No farmer I’ve met truly wants to farm with chemicals or grow one crop. But they, like so many Americans are stuck in the economics of industrial agriculture that has made it impossible for them to change practices without going under. They’ve been duped into investing in equipment, seeds, fertilizers, pesticides and herbicides. Asking them to change is like asking them saying you should just tough it out for three years without any income. Here are the barriers to such change.

NURF members talk to Beth Dooley at Bookends and Beginnings
  1. It takes three years for a farm to become certified organic – that’s the amount of time it takes for the soil to recover its microbial activity that will support the plants’s growth. Just as it’s often difficult for our systems to get off antibiotics, the land needs time to recover, and during that time the plants struggle. This means less production for the farmer and lost income. At this point the farmer cannot reap the additional price the organic label demands.

  2. The farmer must pay for organic certification. He/she must pay to have the inspectors return every season and the farmer is required to keep meticulous records of his/her crops. This creates the traceability we cherish … and it’s expensive and burdensome. The cost is passed along to us, the shopper/eater.

  3. We do not see the real price of chemically grown food at the cash register. People who complain about the price of organics are not factoring in what it is costing our state governments to clean up our water (with water treatment facilities), pay for the roads's wear and tear from trucking, etc. If what we pay in taxes to clean up after agribusiness, the sticker price of processed foods would be much higher.

  4. Americans currently pay 8% in gross annual income for food; and 28% of gross annual income for health care. In France (and most Western countries) those numbers are reversed. We are paying huge health care costs because of lousy food. Consider that 2/3 of American children are destined to become Type II Diabetic before they hit 30 years old.

  5. Commodity crop farmers who grow corn, soy, wheat, and cotton, receive guarantees or price supports for those crops. They also receive crop-loss insurance. So, if a crop fails because of the weather, they’ll be paid the market value of that lost crop. Vegetable farmers receive NO SUCH FEDERAL SUPPORT!

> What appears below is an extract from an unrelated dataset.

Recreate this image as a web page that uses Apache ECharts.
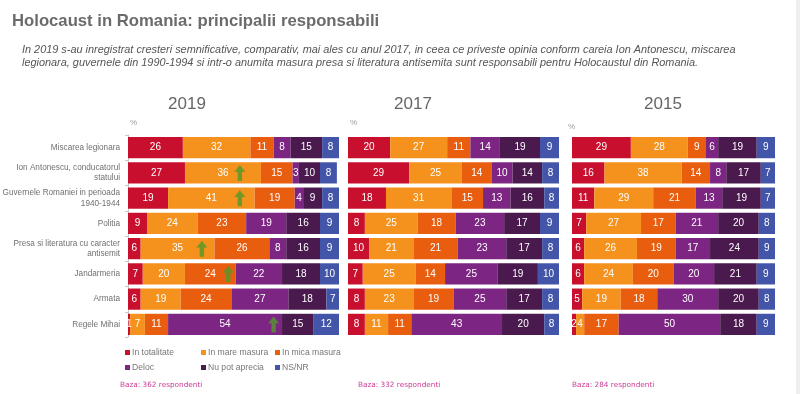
<!DOCTYPE html>
<html><head><meta charset="utf-8">
<script src="https://cdn.jsdelivr.net/npm/echarts@6/dist/echarts.min.js"></script>
<style>html,body{margin:0;padding:0;background:#fff}#c{width:800px;height:394px}</style>
</head><body><div id="c"></div>
<script>
const categories = ["Miscarea legionara","Ion Antonescu, conducatorul\nstatului","Guvernele Romaniei in perioada\n1940-1944","Politia","Presa si literatura cu caracter\nantisemit","Jandarmeria","Armata","Regele Mihai"];
const seriesNames = ["In totalitate","In mare masura","In mica masura","Deloc","Nu pot aprecia","NS/NR"];
const years = ["2019","2017","2015"];
const bases = ["Baza: 362 respondenti","Baza: 332 respondenti","Baza: 284 respondenti"];

const totalitate2019 = [26,27,19,9,6,7,6,1];
const mare2019       = [32,36,41,24,35,20,19,7];
const mica2019       = [11,15,19,23,26,24,24,11];
const deloc2019      = [8,3,4,19,8,22,27,54];
const nupot2019      = [15,10,9,16,16,18,18,15];
const nsnr2019       = [8,8,8,9,9,10,7,12];

const totalitate2017 = [20,29,18,8,10,7,8,8];
const mare2017       = [27,25,31,25,21,25,23,11];
const mica2017       = [11,14,15,18,21,14,19,11];
const deloc2017      = [14,10,13,23,23,25,25,43];
const nupot2017      = [19,14,16,17,17,19,17,20];
const nsnr2017       = [9,8,8,9,8,10,8,8];

const totalitate2015 = [29,16,11,7,6,6,5,2];
const mare2015       = [28,38,29,27,26,24,19,4];
const mica2015       = [9,14,21,17,19,20,18,17];
const deloc2015      = [6,8,13,21,17,20,30,50];
const nupot2015      = [19,17,19,20,24,21,20,18];
const nsnr2015       = [9,7,7,8,9,9,8,9];

// green "increase" arrows in 2019 panel: [x position in %, category index]
const arrows2019 = [[53,1],[53,2],[35,4],[47.5,5],[69,7]];

const colors = ["#c8102e","#f5921e","#e95d0f","#7d2583","#4a1a4e","#4355a8"];
const panels = [
  [totalitate2019,mare2019,mica2019,deloc2019,nupot2019,nsnr2019],
  [totalitate2017,mare2017,mica2017,deloc2017,nupot2017,nsnr2017],
  [totalitate2015,mare2015,mica2015,deloc2015,nupot2015,nsnr2015]
];
const gridLefts = [128,348,572];
const gridWidths = [211,211,203];
const yearCenters = [182,408,658];
const percentLefts = [125,345,563];
const percentTops = [114,114,118];
const baseLefts = [115,353,567];
const legendLefts = [120,196,270];
const legendTops = [343,358];
const font = "Liberation Sans, Arial, sans-serif";

const grid = [], xAxis = [], yAxis = [], series = [], titles = [];
titles.push({text:"Holocaust in Romania: principalii responsabili", left:7, top:8,
  textStyle:{fontFamily:font,fontSize:16.7,fontWeight:"bold",color:"#6b6b6b"}});
titles.push({text:"In 2019 s-au inregistrat cresteri semnificative, comparativ, mai ales cu anul 2017, in ceea ce priveste opinia conform careia Ion Antonescu, miscarea\nlegionara, guvernele din 1990-1994 si intr-o anumita masura presa si literatura antisemita sunt responsabili pentru Holocaustul din Romania.",
  left:17, top:38, textStyle:{fontFamily:font,fontSize:10.9,fontStyle:"italic",fontWeight:"normal",color:"#555",lineHeight:13}});

for (let p=0;p<3;p++){
  grid.push({left:gridLefts[p], width:gridWidths[p], top:135, height:202, containLabel:false, outerBoundsMode:"none"});
  xAxis.push({type:"value", gridIndex:p, min:0, max:100, show:false});
  yAxis.push({type:"category", gridIndex:p, data:categories, inverse:true,
    axisLine:{show:p===0, lineStyle:{color:"#c8c8c8"}},
    axisTick:{show:p===0, length:3, lineStyle:{color:"#c8c8c8"}},
    axisLabel:{show:p===0, fontFamily:font, fontSize:8.2, color:"#707070", lineHeight:10.5, margin:8}});
  titles.push({text:years[p], left:yearCenters[p], top:91, textAlign:"center",
    textStyle:{fontFamily:font,fontSize:17,fontWeight:"normal",color:"#666"}});
  titles.push({text:"%", left:percentLefts[p], top:percentTops[p], textStyle:{fontFamily:font,fontSize:8,fontWeight:"normal",color:"#999"}});
  titles.push({text:bases[p], left:baseLefts[p], top:377, textStyle:{fontFamily:"DejaVu Sans, sans-serif",fontSize:7.3,fontWeight:"normal",color:"#cc3b95"}});
  for (let s=0;s<6;s++){
    series.push({type:"bar", name:seriesNames[s], xAxisIndex:p, yAxisIndex:p, stack:"p"+p,
      data:panels[p][s], barWidth:"84%", itemStyle:{color:colors[s]},
      label:{show:true, position:"inside", color:"#fff", fontFamily:font, fontSize:10},
      emphasis:{disabled:true}});
  }
}
series.push({type:"scatter", xAxisIndex:0, yAxisIndex:0, data:arrows2019,
  symbol:"path://M5,0 L10,6 L7,6 L7,14 L3,14 L3,6 L0,6 Z", symbolSize:[11,16],
  itemStyle:{color:"#4f9a2c"}, z:10, silent:true});

const legends = seriesNames.map((n,i)=>({
  left:legendLefts[i%3], top:legendTops[Math.floor(i/3)], data:[n],
  icon:"rect", itemWidth:5, itemHeight:5, selectedMode:false,
  textStyle:{fontFamily:font,fontSize:8.6,color:"#777",padding:[0,0,0,-3]}
}));

const chart = echarts.init(document.getElementById("c"), null, {renderer:"canvas"});
chart.setOption({
  animation:false,
  color:colors,
  title:titles,
  grid, xAxis, yAxis, series,
  legend:legends,
  graphic:[{type:"rect", shape:{x:796,y:0,width:4,height:394}, style:{fill:"#efefef"}, silent:true}]
});
</script></body></html>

Farming is risky, hard, dirty work. Like so many other professions that have true social value, organic and farmers who use sustainable practices are paid very little for the food they produce.

There are a number of steps we can all take to help reverse the damage that’s being done to our land, water, and our health.

1) Grow food.

2) Shop at farmers markets and support local farmers (even during the winter we can continue to buy local meat, poultry, butter, eggs, honey, maple syrup, and storage crops such as root vegetables, etc…)

3) Get to know the policy issues at the city, county, state, and federal level. We need more people to ask our politicians questions about the Farm Bill (up for review again in 2018). Read Michael Pollan on this!

4) Get to know a farmer.

5) Cook together, laugh together, and talk about food and land use issues.